Given an array of integers nums and a positive integer k, find whether it's possible to divide this array into k non-empty subsets whose sums are all equal.
Example 1:
Input: nums = [4, 3, 2, 3, 5, 2, 1], k = 4 Output: True Explanation: It's possible to divide it into 4 subsets (5), (1, 4), (2,3), (2,3) with equal sums.
Note:
1 <= k <= len(nums) <= 16.0 < nums[i] < 10000.
Related Topics:
Dynamic Programming, Recursion
Similar Questions:
This problem is very similar to 473. Matchsticks to Square (Medium).
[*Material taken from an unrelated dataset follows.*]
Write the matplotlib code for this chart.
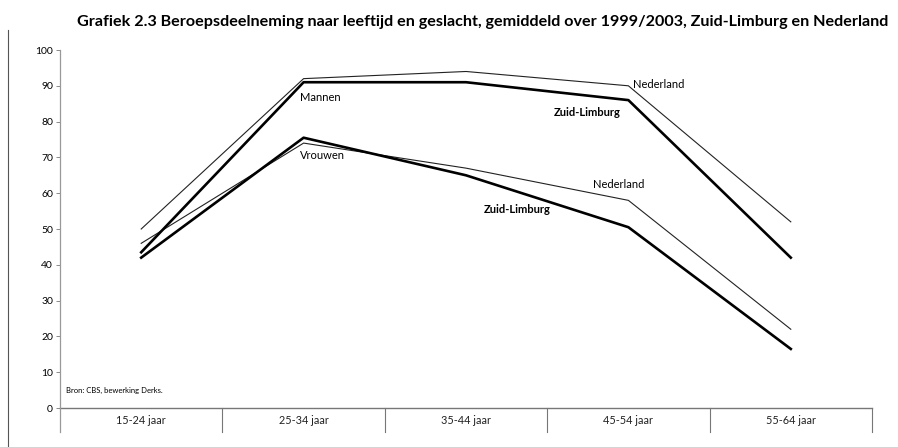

// OJ: https://leetcode.com/problems/partition-to-k-equal-sum-subsets/
// Author: github.com/lzl124631x
// Time: O(N * 2^N)
// Space: O(2^Nk)
class Solution {
vector<int> dp;
bool dfs(vector<int> &A, int used, int todo, int target) {
if (dp[used] != -1) return dp[used];
dp[used] = 0;
int rest = (todo - 1) % target + 1;
for (int i = 0; i < A.size() && !dp[used]; ++i) {
dp[used] = ((used >> i) & 1) == 0 && A[i] <= rest && dfs(A, used | (1 << i), todo - A[i], target);
}
return dp[used];
}
public:
bool canPartitionKSubsets(vector<int>& A, int k) {
int sum = accumulate(begin(A), end(A), 0);
if (sum % k || *max_element(begin(A), end(A)) > sum / k) return false;
dp.assign(1 << A.size(), -1);
dp[(1 << A.size()) - 1] = 1;
return dfs(A, 0, sum, sum / k);
}
};// OJ: https://leetcode.com/problems/partition-to-k-equal-sum-subsets/
// Author: github.com/lzl124631x
// Time: O(K^N)
// Space: O(N * SUM(A) / K)
class Solution {
vector<int> v;
int target;
bool dfs(vector<int> &A, int i) {
if (i == A.size()) return true;
unordered_set<int> seen;
for (int j = 0; j < v.size(); ++j) {
if (seen.count(v[j]) || v[j] + A[i] > target) continue;
seen.insert(v[j]);
v[j] += A[i];
if (dfs(A, i + 1)) return true;
v[j] -= A[i];
}
return false;
}
public:
bool canPartitionKSubsets(vector<int>& A, int k) {
int sum = accumulate(begin(A), end(A), 0);
if (sum % k) return false;
target = sum / k;
sort(begin(A), end(A), greater<>());
v.assign(k, 0);
return dfs(A, 0);
}
};